Between Flames and Egos: Trump and Musk Look Each Other in the Eye

First came the spectacle of destruction: Trump and Musk hurling accusations like giant children playing with fire. Two hypertrophied egos seemingly destined for annihilation, not dialogue. Two narcissists at war, incapable of seeing in the other anything more than a distorted mirror of themselves.

And yet, this Sunday, amid prayers and speeches at Charlie Kirk’s funeral, the unthinkable happened: they looked at each other. They spoke. And they shook hands.

The stage was no small thing: tens of thousands of souls gathered in an Arizona stadium, mourning an ultraconservative activist turned martyr. Cameras captured that brief but powerful instant: the Martian magnate and the orange emperor sharing a gesture of goodwill. Some even claimed to read on Trump’s lips an inaudible whisper: “I missed you.”

Exaggeration? Collective projection? Perhaps. But the truth is that, after months of crossfire — from public insults to insinuations about Epstein’s secret files — the truce feels like a breath of air. A spark of sanity in the narcissistic jungle. They are human, just like the poorest and most defenseless on the planet.

The symbolism is inevitable: the richest man in the world and the most powerful man on Earth discovering, at least for a moment, that absolute power is not negotiated with verbal dynamite, but with pacts, however fragile. Leaders must act with a cool head, always. Not to react, but to act. Not to reply, but to respond, to argue, never to attack.
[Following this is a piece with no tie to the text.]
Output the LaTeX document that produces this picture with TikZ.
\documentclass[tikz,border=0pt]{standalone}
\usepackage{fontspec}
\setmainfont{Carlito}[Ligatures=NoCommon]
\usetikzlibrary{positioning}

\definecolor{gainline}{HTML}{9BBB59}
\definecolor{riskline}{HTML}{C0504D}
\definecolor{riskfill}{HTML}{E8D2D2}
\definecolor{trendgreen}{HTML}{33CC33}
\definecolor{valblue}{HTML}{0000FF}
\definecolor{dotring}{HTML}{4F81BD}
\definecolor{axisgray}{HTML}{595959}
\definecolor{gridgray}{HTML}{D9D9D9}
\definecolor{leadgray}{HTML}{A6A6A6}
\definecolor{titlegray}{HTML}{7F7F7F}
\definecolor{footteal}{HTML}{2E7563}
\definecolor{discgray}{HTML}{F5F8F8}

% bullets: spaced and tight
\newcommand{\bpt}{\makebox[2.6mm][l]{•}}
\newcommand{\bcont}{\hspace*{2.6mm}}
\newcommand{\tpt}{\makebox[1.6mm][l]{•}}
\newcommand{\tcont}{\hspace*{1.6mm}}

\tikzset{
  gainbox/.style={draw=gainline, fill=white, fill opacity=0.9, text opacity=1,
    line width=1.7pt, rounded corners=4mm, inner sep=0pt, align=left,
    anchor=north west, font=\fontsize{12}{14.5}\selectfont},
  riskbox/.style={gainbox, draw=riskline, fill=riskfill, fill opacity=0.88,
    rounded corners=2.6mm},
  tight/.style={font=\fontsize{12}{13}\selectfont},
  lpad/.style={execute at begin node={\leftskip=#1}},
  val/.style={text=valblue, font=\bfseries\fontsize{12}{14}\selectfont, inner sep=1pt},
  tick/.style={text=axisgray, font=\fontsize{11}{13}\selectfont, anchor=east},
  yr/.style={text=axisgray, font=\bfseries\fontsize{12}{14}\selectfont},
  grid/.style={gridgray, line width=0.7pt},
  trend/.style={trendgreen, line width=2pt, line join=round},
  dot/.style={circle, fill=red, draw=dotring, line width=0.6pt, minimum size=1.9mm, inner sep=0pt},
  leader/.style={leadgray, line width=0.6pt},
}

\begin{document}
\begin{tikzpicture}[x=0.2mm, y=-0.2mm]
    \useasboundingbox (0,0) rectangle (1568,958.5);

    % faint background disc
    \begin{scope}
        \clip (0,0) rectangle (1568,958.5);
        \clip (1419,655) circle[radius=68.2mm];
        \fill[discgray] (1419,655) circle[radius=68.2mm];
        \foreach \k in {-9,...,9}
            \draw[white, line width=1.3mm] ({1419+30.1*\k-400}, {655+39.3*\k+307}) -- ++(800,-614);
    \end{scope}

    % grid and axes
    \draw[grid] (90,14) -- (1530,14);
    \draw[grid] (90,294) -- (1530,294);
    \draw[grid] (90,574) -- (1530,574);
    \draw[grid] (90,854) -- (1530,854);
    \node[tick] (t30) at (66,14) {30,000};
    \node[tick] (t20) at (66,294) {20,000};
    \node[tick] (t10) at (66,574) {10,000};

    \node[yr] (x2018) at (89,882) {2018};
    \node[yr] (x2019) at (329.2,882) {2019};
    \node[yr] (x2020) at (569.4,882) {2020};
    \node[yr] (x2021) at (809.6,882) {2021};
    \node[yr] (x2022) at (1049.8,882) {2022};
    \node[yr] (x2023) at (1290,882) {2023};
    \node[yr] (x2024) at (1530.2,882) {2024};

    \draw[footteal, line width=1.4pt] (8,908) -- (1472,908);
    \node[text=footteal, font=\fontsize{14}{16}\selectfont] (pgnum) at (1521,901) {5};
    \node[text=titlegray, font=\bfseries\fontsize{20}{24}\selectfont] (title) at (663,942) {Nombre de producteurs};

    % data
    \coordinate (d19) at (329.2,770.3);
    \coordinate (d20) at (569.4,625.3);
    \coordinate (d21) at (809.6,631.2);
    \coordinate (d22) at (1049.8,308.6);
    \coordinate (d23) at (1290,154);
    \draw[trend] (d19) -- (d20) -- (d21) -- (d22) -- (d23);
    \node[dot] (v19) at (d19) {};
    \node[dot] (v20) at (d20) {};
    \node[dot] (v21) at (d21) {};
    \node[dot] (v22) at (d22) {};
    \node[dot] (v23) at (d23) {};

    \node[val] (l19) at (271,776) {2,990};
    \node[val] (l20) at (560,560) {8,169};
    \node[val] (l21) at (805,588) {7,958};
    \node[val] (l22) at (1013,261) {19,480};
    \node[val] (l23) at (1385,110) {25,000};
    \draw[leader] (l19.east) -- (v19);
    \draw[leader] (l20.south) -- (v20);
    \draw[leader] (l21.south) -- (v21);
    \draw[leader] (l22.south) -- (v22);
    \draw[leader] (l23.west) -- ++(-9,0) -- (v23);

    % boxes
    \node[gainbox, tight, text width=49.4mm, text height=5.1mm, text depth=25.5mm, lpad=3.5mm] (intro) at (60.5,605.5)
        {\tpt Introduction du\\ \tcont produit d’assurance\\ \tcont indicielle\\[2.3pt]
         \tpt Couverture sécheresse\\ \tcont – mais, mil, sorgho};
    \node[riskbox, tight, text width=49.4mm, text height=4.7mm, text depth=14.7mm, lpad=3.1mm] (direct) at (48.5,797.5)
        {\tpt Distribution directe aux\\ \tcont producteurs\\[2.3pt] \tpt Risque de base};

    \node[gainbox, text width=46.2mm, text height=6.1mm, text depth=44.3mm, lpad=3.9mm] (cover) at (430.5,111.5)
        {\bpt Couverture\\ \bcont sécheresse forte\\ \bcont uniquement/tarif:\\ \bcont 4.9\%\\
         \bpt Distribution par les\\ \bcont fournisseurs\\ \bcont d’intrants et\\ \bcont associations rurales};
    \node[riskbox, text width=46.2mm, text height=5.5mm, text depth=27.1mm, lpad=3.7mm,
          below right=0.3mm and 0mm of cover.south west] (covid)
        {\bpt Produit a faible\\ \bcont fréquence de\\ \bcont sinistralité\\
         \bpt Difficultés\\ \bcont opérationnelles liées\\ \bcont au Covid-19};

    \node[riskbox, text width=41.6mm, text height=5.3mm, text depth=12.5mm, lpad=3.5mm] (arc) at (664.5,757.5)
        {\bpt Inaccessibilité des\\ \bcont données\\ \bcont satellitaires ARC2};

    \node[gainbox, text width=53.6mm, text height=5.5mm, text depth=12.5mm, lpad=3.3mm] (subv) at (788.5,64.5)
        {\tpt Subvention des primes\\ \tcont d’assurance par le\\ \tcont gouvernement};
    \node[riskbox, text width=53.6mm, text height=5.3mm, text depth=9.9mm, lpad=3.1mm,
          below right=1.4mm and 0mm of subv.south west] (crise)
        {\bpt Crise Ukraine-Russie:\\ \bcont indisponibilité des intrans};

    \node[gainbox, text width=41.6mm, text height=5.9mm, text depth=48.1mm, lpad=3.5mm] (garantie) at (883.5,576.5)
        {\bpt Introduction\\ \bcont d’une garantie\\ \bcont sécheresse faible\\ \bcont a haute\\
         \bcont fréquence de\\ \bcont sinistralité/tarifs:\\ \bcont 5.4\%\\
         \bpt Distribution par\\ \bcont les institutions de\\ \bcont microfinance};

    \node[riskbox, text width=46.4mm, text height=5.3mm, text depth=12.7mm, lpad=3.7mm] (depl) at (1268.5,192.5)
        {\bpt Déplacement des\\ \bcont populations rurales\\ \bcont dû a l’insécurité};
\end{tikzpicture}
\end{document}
In times when everything seems to burn, that handshake is received like water in the desert: a reminder that even the titans most inflamed by their power are capable of lowering their guard. That, even amid political mistakes and open wounds, a human gesture can emerge.

Perhaps tomorrow they will clash again. Perhaps not. But today, among shadows and mistrust, a small light was lit. And as long as that light remains, even if it’s only a faint glow, it is worth believing in.